▶ [PROBLEM DETAILS]:
Omit every picture while repeating the entries exactly.

▶ [EXTRACTED RECORDS]:
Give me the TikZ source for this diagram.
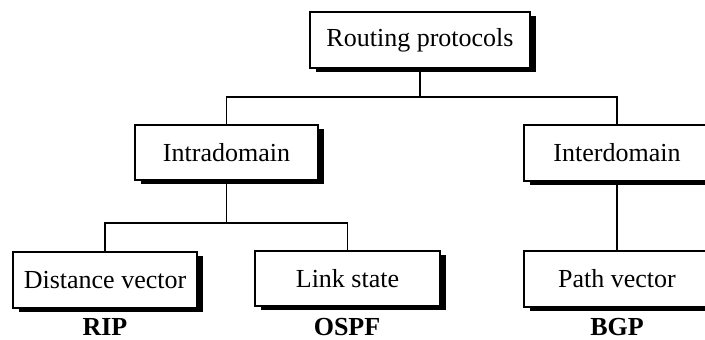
\documentclass[tikz,border=0pt]{standalone}
\usepackage{fontspec}
\setmainfont{Liberation Serif}
\usetikzlibrary{shadows}
\begin{document}
\begin{tikzpicture}[x=1pt,y=-1pt,
  box/.style={draw=black, line width=1.3pt, fill=white, rectangle,
    inner sep=0pt, font=\fontsize{26}{30}\selectfont,
    drop shadow={shadow xshift=6pt, shadow yshift=-4pt, fill=black, opacity=1}},
  conn/.style={line width=1.4pt},
  tag/.style={font=\bfseries\fontsize{26}{30}\selectfont, inner sep=0pt}]
\useasboundingbox (0,0) rectangle (705,340);
\begin{scope}
\clip (0,0) rectangle (705,340);
% boxes (centres in pixel-like units, y downward)
\node[box, minimum width=220pt, minimum height=56pt] (root) at (420,40) {Routing protocols};
\node[box, minimum width=183pt, minimum height=55pt] (intra) at (226.5,152.5) {Intradomain};
\node[box, minimum width=186pt, minimum height=56pt] (inter) at (617,153) {Interdomain};
\node[box, minimum width=184pt, minimum height=56pt] (dv) at (105,280) {Distance vector};
\node[box, minimum width=185pt, minimum height=55pt] (ls) at (347.5,278.5) {Link state};
\node[box, minimum width=186pt, minimum height=56pt] (pv) at (617,279) {Path vector};
% tree connectors
\coordinate (j1) at (420,97);
\coordinate (j2) at (226.5,223);
\draw[conn] (root.south) -- (j1);
\draw[conn] (intra.north) |- (j1) -| (inter.north);
\draw[conn] (intra.south) -- (j2);
\draw[conn] (dv.north) |- (j2) -| (ls.north);
\draw[conn] (inter.south) -- (pv.north);
% protocol names
\node[tag] (rip) at (105,327) {RIP};
\node[tag] (ospf) at (347,327) {OSPF};
\node[tag] (bgp) at (617,327) {BGP};
\end{scope}
\end{tikzpicture}
\end{document}
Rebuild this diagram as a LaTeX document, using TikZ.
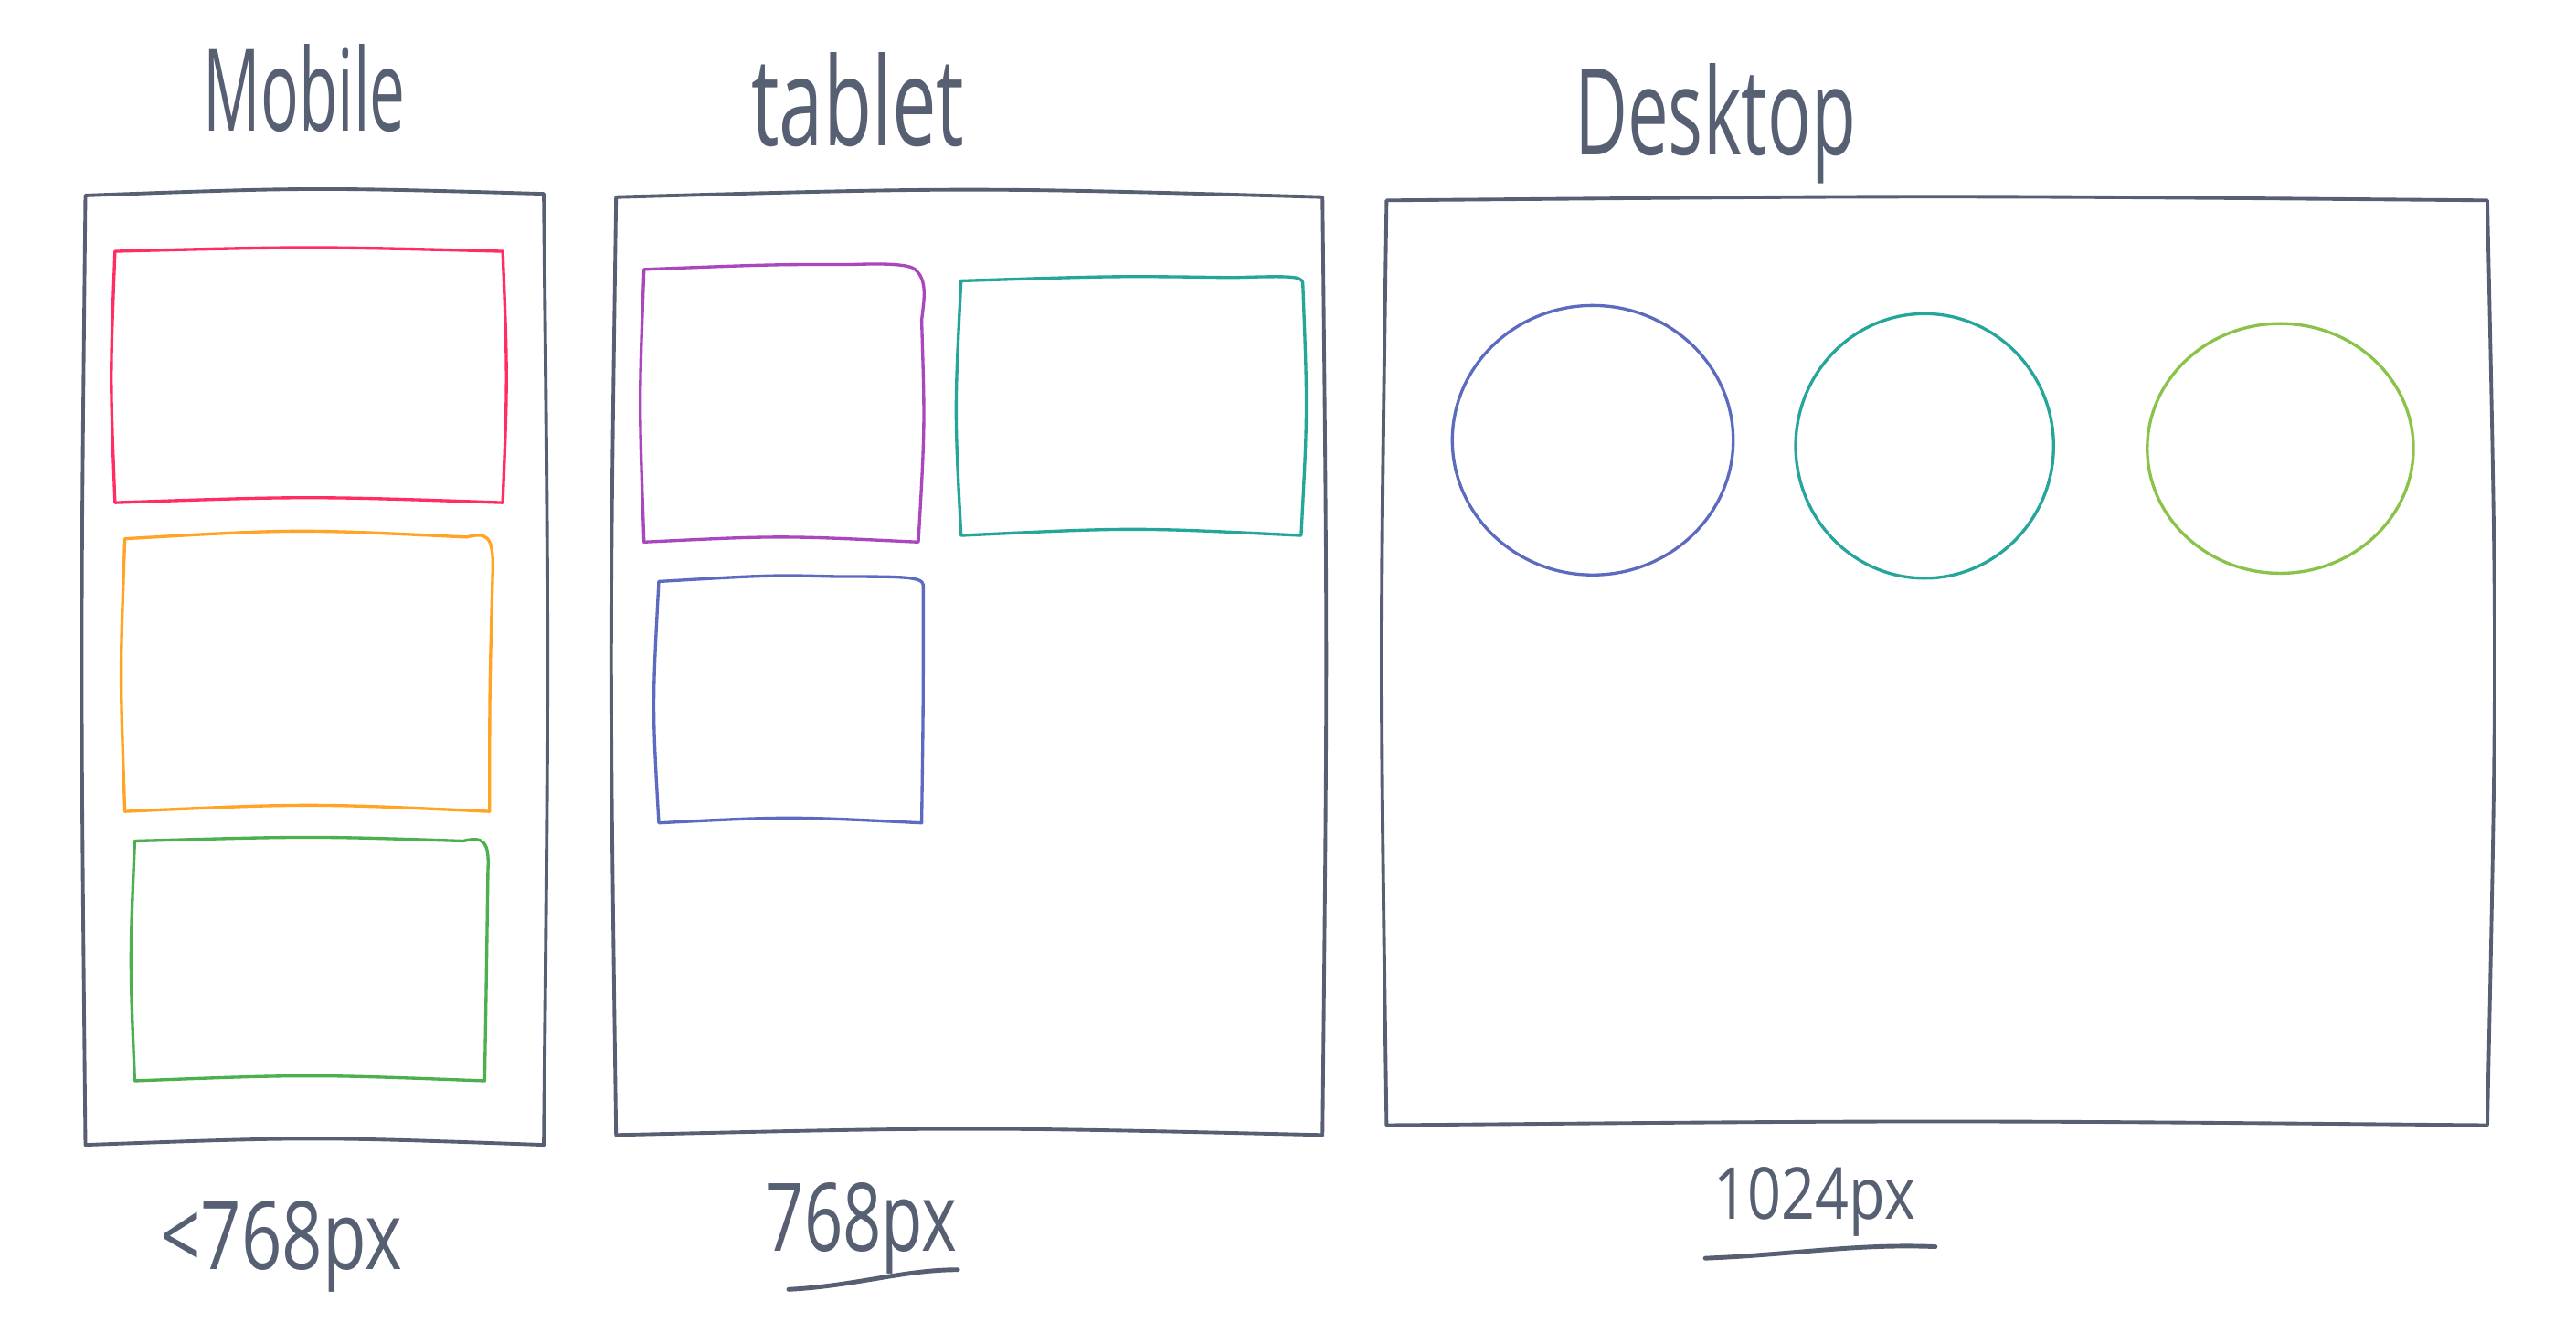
\documentclass[tikz,border=0pt]{standalone}
\usepackage{fontspec}
\setmainfont{Open Sans}
\usepackage{graphicx}
\definecolor{frame}{HTML}{575F73}
\definecolor{cred}{HTML}{FF2D62}
\definecolor{corange}{HTML}{FFA424}
\definecolor{cgreen}{HTML}{4CAF50}
\definecolor{cpurple}{HTML}{AB47BC}
\definecolor{cteal}{HTML}{26A69A}
\definecolor{cblue}{HTML}{5C6BC0}
\definecolor{clgreen}{HTML}{8BC34A}
\begin{document}
\begin{tikzpicture}[x=0.017978cm,y=-0.017978cm,line cap=round,line join=round,
  framebox/.style={draw=frame,line width=1.1pt},
  innerbox/.style={line width=0.95pt},
  hand/.style={text=frame,inner sep=0pt,anchor=base west},
  uline/.style={draw=frame,line width=1.4pt}]
\useasboundingbox (0,0) rectangle (1568,811.5);
% titles
\node[hand] (mobile) at (123.5,80) {\resizebox{2.21cm}{0.95cm}{Mobile}};
\node[hand] (tablet) at (457,89) {\resizebox{2.33cm}{1.02cm}{tablet}};
\node[hand] (desktop) at (958,94.5) {\resizebox{3.08cm}{1.0cm}{Desktop}};
% frames
\draw[framebox] (52,119) .. controls (190,114) .. (331,118) .. controls (334,400) .. (331,697) .. controls (190,692) .. (52,697) .. controls (49,400) .. cycle;
\draw[framebox] (375,120) .. controls (590,114) .. (805,120) .. controls (808,400) .. (805,691) .. controls (590,686) .. (375,691) .. controls (371,400) .. cycle;
\draw[framebox] (844,122) .. controls (1180,119) .. (1514,122) .. controls (1520,400) .. (1514,685) .. controls (1180,682) .. (844,685) .. controls (840,400) .. cycle;
% mobile boxes
\draw[innerbox,cred] (70,153) .. controls (188,150) .. (306,153) .. controls (309,230) .. (306,306) .. controls (188,302) .. (70,306) .. controls (67,230) .. cycle;
\draw[innerbox,corange] (76,328) .. controls (180,322) .. (284,327) .. controls (296,324) and (300,326) .. (300,345) .. controls (298,420) .. (298,494) .. controls (188,489) .. (76,494) .. controls (73,410) .. cycle;
\draw[innerbox,cgreen] (82,512) .. controls (190,509) .. (282,512) .. controls (294,509) and (298,512) .. (297,530) .. controls (296,600) .. (295,658) .. controls (188,654) .. (82,658) .. controls (79,585) .. cycle;
% tablet boxes
\draw[innerbox,cpurple] (392,164) .. controls (470,161) .. (520,161) .. controls (548,160) and (556,162) .. (558,165) .. controls (565,172) and (562,185) .. (561,195) .. controls (563,260) .. (559,330) .. controls (475,326) .. (392,330) .. controls (389,245) .. cycle;
\draw[innerbox,cteal] (585,171) .. controls (680,168) .. (750,169) .. controls (785,168) and (792,168) .. (793,172) .. controls (796,250) .. (792,326) .. controls (690,321) .. (585,326) .. controls (581,250) .. cycle;
\draw[innerbox,cblue] (401,354) .. controls (470,350) .. (510,351) .. controls (550,351) and (561,351) .. (562,356) .. controls (562,430) .. (561,501) .. controls (480,497) .. (401,501) .. controls (397,430) .. cycle;
% desktop circles
\draw[innerbox,cblue] (969.5,268) ellipse [x radius=85.5, y radius=82];
\draw[innerbox,cteal] (1171.5,271.5) ellipse [x radius=78.5, y radius=80.5];
\draw[innerbox,clgreen] (1388,273) ellipse [x radius=81, y radius=76];
% width labels
\node[hand] (lmobile) at (97,773) {\resizebox{2.65cm}{0.75cm}{<768px}};
\node[hand] (ltablet) at (465.5,762) {\resizebox{2.1cm}{0.75cm}{768px}};
\node[hand] (ldesktop) at (1043,742.5) {\resizebox{2.2cm}{0.57cm}{1024px}};
\draw[uline] (480,785) .. controls (520,783) and (550,773) .. (583,773);
\draw[uline] (1038,766) .. controls (1090,764) and (1130,757) .. (1178,759);
\end{tikzpicture}
\end{document}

▶ [CORRECT RESPONSE]:
Give me the TikZ source for this diagram.
\documentclass[tikz,border=0pt]{standalone}
\usepackage{fontspec}
\setmainfont{Liberation Serif}
\usetikzlibrary{shadows}
\begin{document}
\begin{tikzpicture}[x=1pt,y=-1pt,
  box/.style={draw=black, line width=1.3pt, fill=white, rectangle,
    inner sep=0pt, font=\fontsize{26}{30}\selectfont,
    drop shadow={shadow xshift=6pt, shadow yshift=-4pt, fill=black, opacity=1}},
  conn/.style={line width=1.4pt},
  tag/.style={font=\bfseries\fontsize{26}{30}\selectfont, inner sep=0pt}]
\useasboundingbox (0,0) rectangle (705,340);
\begin{scope}
\clip (0,0) rectangle (705,340);
% boxes (centres in pixel-like units, y downward)
\node[box, minimum width=220pt, minimum height=56pt] (root) at (420,40) {Routing protocols};
\node[box, minimum width=183pt, minimum height=55pt] (intra) at (226.5,152.5) {Intradomain};
\node[box, minimum width=186pt, minimum height=56pt] (inter) at (617,153) {Interdomain};
\node[box, minimum width=184pt, minimum height=56pt] (dv) at (105,280) {Distance vector};
\node[box, minimum width=185pt, minimum height=55pt] (ls) at (347.5,278.5) {Link state};
\node[box, minimum width=186pt, minimum height=56pt] (pv) at (617,279) {Path vector};
% tree connectors
\coordinate (j1) at (420,97);
\coordinate (j2) at (226.5,223);
\draw[conn] (root.south) -- (j1);
\draw[conn] (intra.north) |- (j1) -| (inter.north);
\draw[conn] (intra.south) -- (j2);
\draw[conn] (dv.north) |- (j2) -| (ls.north);
\draw[conn] (inter.south) -- (pv.north);
% protocol names
\node[tag] (rip) at (105,327) {RIP};
\node[tag] (ospf) at (347,327) {OSPF};
\node[tag] (bgp) at (617,327) {BGP};
\end{scope}
\end{tikzpicture}
\end{document}
Rebuild this diagram as a LaTeX document, using TikZ.
\documentclass[tikz,border=0pt]{standalone}
\usepackage{fontspec}
\setmainfont{Open Sans}
\usepackage{graphicx}
\definecolor{frame}{HTML}{575F73}
\definecolor{cred}{HTML}{FF2D62}
\definecolor{corange}{HTML}{FFA424}
\definecolor{cgreen}{HTML}{4CAF50}
\definecolor{cpurple}{HTML}{AB47BC}
\definecolor{cteal}{HTML}{26A69A}
\definecolor{cblue}{HTML}{5C6BC0}
\definecolor{clgreen}{HTML}{8BC34A}
\begin{document}
\begin{tikzpicture}[x=0.017978cm,y=-0.017978cm,line cap=round,line join=round,
  framebox/.style={draw=frame,line width=1.1pt},
  innerbox/.style={line width=0.95pt},
  hand/.style={text=frame,inner sep=0pt,anchor=base west},
  uline/.style={draw=frame,line width=1.4pt}]
\useasboundingbox (0,0) rectangle (1568,811.5);
% titles
\node[hand] (mobile) at (123.5,80) {\resizebox{2.21cm}{0.95cm}{Mobile}};
\node[hand] (tablet) at (457,89) {\resizebox{2.33cm}{1.02cm}{tablet}};
\node[hand] (desktop) at (958,94.5) {\resizebox{3.08cm}{1.0cm}{Desktop}};
% frames
\draw[framebox] (52,119) .. controls (190,114) .. (331,118) .. controls (334,400) .. (331,697) .. controls (190,692) .. (52,697) .. controls (49,400) .. cycle;
\draw[framebox] (375,120) .. controls (590,114) .. (805,120) .. controls (808,400) .. (805,691) .. controls (590,686) .. (375,691) .. controls (371,400) .. cycle;
\draw[framebox] (844,122) .. controls (1180,119) .. (1514,122) .. controls (1520,400) .. (1514,685) .. controls (1180,682) .. (844,685) .. controls (840,400) .. cycle;
% mobile boxes
\draw[innerbox,cred] (70,153) .. controls (188,150) .. (306,153) .. controls (309,230) .. (306,306) .. controls (188,302) .. (70,306) .. controls (67,230) .. cycle;
\draw[innerbox,corange] (76,328) .. controls (180,322) .. (284,327) .. controls (296,324) and (300,326) .. (300,345) .. controls (298,420) .. (298,494) .. controls (188,489) .. (76,494) .. controls (73,410) .. cycle;
\draw[innerbox,cgreen] (82,512) .. controls (190,509) .. (282,512) .. controls (294,509) and (298,512) .. (297,530) .. controls (296,600) .. (295,658) .. controls (188,654) .. (82,658) .. controls (79,585) .. cycle;
% tablet boxes
\draw[innerbox,cpurple] (392,164) .. controls (470,161) .. (520,161) .. controls (548,160) and (556,162) .. (558,165) .. controls (565,172) and (562,185) .. (561,195) .. controls (563,260) .. (559,330) .. controls (475,326) .. (392,330) .. controls (389,245) .. cycle;
\draw[innerbox,cteal] (585,171) .. controls (680,168) .. (750,169) .. controls (785,168) and (792,168) .. (793,172) .. controls (796,250) .. (792,326) .. controls (690,321) .. (585,326) .. controls (581,250) .. cycle;
\draw[innerbox,cblue] (401,354) .. controls (470,350) .. (510,351) .. controls (550,351) and (561,351) .. (562,356) .. controls (562,430) .. (561,501) .. controls (480,497) .. (401,501) .. controls (397,430) .. cycle;
% desktop circles
\draw[innerbox,cblue] (969.5,268) ellipse [x radius=85.5, y radius=82];
\draw[innerbox,cteal] (1171.5,271.5) ellipse [x radius=78.5, y radius=80.5];
\draw[innerbox,clgreen] (1388,273) ellipse [x radius=81, y radius=76];
% width labels
\node[hand] (lmobile) at (97,773) {\resizebox{2.65cm}{0.75cm}{<768px}};
\node[hand] (ltablet) at (465.5,762) {\resizebox{2.1cm}{0.75cm}{768px}};
\node[hand] (ldesktop) at (1043,742.5) {\resizebox{2.2cm}{0.57cm}{1024px}};
\draw[uline] (480,785) .. controls (520,783) and (550,773) .. (583,773);
\draw[uline] (1038,766) .. controls (1090,764) and (1130,757) .. (1178,759);
\end{tikzpicture}
\end{document}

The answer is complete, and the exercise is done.